== TASK INSTRUCTIONS ==
Exactly the lines from the start of the data below through the line that contains "const vDomain = [-0.404, 0.91];" are to be copied, with pictures left out.

..........

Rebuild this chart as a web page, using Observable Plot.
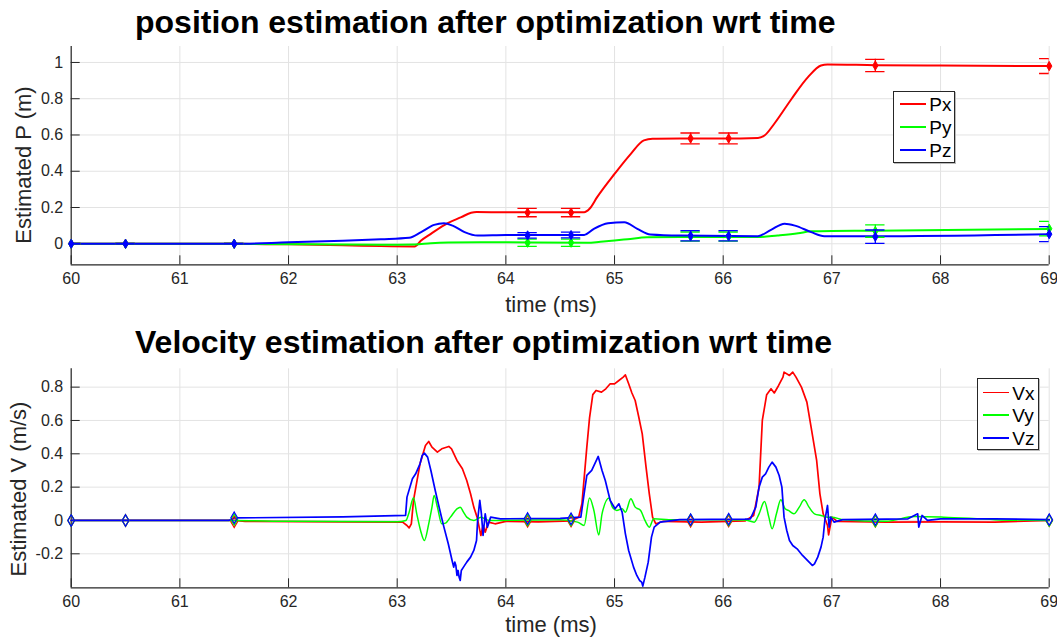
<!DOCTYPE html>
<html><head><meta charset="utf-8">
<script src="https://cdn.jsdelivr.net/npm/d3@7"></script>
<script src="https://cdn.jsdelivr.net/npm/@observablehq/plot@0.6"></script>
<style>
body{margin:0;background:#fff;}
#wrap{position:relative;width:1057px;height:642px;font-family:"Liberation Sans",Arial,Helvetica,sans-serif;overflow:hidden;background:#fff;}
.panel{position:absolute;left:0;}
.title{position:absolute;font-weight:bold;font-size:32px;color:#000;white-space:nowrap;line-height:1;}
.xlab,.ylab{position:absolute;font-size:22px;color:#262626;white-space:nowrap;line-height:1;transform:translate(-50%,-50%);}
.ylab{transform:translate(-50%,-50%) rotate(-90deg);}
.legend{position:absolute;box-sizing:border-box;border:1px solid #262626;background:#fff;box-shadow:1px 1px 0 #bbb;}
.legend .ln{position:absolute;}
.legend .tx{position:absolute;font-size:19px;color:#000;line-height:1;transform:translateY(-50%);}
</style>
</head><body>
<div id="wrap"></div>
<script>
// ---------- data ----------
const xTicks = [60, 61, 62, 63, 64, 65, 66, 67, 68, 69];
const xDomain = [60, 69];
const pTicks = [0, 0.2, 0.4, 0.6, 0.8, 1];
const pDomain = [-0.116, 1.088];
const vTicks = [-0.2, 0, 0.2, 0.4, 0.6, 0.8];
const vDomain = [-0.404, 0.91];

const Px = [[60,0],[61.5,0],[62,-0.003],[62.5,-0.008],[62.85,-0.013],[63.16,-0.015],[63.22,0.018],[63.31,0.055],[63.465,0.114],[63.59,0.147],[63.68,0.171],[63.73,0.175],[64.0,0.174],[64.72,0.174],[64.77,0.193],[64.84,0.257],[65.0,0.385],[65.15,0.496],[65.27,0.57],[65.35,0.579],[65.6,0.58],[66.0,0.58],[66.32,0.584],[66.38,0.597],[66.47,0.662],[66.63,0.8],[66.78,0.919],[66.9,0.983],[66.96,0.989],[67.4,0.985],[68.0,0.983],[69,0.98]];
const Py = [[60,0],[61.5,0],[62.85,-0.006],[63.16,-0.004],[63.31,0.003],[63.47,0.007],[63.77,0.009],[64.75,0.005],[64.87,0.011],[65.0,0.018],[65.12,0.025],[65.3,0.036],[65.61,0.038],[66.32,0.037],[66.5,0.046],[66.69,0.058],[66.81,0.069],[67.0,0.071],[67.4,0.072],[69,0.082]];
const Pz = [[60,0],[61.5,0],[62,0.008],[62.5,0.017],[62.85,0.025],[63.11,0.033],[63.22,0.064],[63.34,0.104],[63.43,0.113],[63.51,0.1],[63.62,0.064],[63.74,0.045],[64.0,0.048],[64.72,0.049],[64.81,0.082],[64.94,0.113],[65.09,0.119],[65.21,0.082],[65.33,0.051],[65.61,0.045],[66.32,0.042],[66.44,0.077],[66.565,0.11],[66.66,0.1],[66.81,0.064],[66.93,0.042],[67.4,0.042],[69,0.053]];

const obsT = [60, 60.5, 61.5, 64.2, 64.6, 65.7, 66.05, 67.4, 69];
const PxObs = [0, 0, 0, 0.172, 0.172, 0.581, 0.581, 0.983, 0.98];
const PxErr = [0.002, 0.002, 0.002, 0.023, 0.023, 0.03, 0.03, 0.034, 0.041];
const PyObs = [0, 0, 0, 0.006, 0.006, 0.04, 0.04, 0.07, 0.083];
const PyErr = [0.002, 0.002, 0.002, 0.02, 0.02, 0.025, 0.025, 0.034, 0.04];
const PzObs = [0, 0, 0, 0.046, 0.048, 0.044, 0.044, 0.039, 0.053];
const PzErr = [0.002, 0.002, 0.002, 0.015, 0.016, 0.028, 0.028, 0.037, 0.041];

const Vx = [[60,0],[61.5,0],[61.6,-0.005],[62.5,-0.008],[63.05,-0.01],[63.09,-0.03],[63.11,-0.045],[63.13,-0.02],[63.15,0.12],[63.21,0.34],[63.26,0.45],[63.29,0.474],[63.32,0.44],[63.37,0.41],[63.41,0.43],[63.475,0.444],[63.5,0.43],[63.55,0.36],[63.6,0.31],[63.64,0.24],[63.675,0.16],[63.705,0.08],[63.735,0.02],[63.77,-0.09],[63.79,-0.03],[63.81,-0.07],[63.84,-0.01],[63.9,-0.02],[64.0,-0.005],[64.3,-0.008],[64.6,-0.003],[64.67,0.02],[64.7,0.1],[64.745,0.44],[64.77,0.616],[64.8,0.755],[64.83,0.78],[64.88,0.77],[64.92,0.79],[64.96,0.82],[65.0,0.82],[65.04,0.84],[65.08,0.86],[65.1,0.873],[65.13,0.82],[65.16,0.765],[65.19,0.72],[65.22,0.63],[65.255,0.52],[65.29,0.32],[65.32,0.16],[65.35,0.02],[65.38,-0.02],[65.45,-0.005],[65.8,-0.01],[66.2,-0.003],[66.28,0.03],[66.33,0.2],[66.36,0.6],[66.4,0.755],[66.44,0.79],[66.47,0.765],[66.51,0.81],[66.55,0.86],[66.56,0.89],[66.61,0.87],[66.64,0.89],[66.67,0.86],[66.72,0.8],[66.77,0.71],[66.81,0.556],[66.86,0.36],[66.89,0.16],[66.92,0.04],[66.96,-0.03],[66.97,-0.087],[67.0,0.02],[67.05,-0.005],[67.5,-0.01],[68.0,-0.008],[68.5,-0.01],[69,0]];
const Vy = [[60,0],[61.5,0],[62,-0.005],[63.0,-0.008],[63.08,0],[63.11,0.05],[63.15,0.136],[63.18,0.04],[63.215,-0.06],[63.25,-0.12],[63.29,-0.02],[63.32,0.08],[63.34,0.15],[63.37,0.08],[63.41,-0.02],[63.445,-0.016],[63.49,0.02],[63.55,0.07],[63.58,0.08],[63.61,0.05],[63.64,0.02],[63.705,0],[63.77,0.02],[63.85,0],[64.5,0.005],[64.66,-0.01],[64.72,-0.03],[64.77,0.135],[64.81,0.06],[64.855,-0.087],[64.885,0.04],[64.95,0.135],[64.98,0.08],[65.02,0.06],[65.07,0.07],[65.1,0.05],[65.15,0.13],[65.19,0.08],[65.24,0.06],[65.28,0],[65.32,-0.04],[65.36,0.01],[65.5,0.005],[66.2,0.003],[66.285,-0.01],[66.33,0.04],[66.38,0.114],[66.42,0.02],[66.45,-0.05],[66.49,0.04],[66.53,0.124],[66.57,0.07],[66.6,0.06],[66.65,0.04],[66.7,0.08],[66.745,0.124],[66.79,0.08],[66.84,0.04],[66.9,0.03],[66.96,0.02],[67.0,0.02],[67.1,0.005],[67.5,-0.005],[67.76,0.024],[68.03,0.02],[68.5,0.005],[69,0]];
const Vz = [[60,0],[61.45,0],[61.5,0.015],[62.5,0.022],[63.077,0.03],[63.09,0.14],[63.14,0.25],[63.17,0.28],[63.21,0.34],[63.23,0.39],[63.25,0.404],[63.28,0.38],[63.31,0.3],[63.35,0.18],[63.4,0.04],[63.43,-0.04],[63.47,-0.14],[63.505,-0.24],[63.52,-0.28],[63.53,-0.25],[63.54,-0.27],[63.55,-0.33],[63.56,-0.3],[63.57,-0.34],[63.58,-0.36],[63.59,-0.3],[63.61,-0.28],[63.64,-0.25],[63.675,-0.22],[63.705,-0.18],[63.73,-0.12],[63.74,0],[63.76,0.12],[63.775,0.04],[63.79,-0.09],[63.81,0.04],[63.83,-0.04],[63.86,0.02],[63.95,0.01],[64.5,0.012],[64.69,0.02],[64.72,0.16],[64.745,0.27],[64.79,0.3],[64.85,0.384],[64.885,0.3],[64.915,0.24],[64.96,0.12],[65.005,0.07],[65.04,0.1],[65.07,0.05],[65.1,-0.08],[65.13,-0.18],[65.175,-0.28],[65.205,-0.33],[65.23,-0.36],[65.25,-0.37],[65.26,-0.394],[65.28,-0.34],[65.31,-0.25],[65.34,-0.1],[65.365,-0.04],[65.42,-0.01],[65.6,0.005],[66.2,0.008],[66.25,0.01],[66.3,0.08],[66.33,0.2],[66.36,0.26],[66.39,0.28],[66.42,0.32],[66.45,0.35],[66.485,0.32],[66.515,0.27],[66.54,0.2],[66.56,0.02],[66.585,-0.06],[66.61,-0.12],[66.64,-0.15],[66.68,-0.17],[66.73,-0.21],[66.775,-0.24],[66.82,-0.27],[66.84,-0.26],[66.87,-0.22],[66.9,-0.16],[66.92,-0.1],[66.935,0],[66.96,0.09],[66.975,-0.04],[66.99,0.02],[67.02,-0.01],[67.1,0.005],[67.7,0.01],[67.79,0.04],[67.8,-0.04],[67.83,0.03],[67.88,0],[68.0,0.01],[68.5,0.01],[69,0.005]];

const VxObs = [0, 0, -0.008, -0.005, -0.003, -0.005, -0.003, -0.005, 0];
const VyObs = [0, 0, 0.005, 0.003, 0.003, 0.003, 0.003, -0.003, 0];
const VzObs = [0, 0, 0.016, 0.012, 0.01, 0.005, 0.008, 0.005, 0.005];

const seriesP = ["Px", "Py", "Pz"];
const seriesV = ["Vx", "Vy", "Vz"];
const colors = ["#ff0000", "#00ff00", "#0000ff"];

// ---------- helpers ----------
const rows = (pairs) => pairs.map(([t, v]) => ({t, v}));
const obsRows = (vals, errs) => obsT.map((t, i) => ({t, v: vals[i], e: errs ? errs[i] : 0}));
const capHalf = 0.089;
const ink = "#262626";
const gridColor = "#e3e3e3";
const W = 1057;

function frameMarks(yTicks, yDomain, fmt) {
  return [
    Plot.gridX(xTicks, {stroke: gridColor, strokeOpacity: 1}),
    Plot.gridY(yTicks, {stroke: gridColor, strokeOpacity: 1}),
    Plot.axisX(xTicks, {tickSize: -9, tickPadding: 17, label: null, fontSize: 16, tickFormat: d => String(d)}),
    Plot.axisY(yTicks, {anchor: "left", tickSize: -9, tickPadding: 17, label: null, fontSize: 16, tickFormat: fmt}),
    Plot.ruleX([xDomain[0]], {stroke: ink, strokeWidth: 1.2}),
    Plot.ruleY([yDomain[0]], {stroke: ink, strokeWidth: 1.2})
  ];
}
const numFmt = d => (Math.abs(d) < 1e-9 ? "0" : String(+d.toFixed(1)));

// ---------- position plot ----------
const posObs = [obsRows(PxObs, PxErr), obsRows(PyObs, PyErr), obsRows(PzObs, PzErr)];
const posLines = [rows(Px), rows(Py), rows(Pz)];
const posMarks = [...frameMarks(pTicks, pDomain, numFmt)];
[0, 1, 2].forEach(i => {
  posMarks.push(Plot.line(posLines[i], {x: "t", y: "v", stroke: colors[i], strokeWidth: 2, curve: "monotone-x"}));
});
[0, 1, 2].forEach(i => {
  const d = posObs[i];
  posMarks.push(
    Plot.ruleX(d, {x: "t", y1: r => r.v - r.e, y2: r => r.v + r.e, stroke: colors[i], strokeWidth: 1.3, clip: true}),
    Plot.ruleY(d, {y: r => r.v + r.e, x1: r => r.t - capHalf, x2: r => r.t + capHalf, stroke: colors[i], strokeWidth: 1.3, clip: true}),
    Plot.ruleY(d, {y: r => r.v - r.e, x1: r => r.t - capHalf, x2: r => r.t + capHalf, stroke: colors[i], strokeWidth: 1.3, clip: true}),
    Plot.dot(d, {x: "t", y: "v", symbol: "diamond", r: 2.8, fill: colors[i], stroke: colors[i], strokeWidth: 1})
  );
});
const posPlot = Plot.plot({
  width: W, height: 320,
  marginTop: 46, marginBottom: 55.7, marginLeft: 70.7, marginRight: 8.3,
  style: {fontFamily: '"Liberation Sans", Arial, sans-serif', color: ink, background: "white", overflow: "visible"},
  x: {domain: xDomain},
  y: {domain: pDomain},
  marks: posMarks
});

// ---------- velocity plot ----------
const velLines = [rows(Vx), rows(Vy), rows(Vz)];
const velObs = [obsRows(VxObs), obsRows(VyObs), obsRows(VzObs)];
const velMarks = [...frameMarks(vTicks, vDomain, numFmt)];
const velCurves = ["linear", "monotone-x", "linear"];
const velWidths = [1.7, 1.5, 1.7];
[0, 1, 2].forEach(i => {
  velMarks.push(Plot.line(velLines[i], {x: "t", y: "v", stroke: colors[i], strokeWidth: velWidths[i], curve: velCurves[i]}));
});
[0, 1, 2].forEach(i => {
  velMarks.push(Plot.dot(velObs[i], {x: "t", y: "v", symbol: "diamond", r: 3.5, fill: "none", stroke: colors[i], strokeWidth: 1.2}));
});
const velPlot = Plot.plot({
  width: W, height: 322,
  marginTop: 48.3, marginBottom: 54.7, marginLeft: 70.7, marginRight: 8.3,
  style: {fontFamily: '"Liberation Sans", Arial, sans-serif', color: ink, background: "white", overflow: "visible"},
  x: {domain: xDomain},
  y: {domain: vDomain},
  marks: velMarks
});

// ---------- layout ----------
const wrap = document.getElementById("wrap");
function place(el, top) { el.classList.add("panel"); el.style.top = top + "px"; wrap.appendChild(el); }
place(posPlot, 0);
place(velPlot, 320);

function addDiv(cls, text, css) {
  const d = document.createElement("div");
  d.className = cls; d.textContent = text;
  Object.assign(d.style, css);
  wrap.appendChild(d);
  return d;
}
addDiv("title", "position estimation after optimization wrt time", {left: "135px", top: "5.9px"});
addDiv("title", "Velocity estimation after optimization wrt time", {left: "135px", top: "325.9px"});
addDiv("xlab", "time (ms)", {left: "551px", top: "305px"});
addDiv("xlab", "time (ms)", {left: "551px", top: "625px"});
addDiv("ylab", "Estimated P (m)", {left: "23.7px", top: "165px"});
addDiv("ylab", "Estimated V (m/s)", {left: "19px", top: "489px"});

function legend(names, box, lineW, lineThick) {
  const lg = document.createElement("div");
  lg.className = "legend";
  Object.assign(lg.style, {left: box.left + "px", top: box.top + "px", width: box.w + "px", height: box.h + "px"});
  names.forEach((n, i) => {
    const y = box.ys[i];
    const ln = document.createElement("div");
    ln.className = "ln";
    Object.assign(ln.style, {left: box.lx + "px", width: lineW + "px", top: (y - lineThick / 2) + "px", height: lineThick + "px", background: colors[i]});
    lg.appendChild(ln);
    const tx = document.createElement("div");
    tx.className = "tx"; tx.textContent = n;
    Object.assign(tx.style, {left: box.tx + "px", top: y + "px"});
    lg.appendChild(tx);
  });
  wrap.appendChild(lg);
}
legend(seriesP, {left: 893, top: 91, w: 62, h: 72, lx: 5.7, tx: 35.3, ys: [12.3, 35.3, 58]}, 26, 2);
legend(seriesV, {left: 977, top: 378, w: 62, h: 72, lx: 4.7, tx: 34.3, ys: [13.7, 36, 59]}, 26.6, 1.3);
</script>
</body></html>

..........

== EXPECTED OUTPUT ==
Rebuild this chart as a web page, using Observable Plot.
<!DOCTYPE html>
<html><head><meta charset="utf-8">
<script src="https://cdn.jsdelivr.net/npm/d3@7"></script>
<script src="https://cdn.jsdelivr.net/npm/@observablehq/plot@0.6"></script>
<style>
body{margin:0;background:#fff;}
#wrap{position:relative;width:1057px;height:642px;font-family:"Liberation Sans",Arial,Helvetica,sans-serif;overflow:hidden;background:#fff;}
.panel{position:absolute;left:0;}
.title{position:absolute;font-weight:bold;font-size:32px;color:#000;white-space:nowrap;line-height:1;}
.xlab,.ylab{position:absolute;font-size:22px;color:#262626;white-space:nowrap;line-height:1;transform:translate(-50%,-50%);}
.ylab{transform:translate(-50%,-50%) rotate(-90deg);}
.legend{position:absolute;box-sizing:border-box;border:1px solid #262626;background:#fff;box-shadow:1px 1px 0 #bbb;}
.legend .ln{position:absolute;}
.legend .tx{position:absolute;font-size:19px;color:#000;line-height:1;transform:translateY(-50%);}
</style>
</head><body>
<div id="wrap"></div>
<script>
// ---------- data ----------
const xTicks = [60, 61, 62, 63, 64, 65, 66, 67, 68, 69];
const xDomain = [60, 69];
const pTicks = [0, 0.2, 0.4, 0.6, 0.8, 1];
const pDomain = [-0.116, 1.088];
const vTicks = [-0.2, 0, 0.2, 0.4, 0.6, 0.8];
const vDomain = [-0.404, 0.91];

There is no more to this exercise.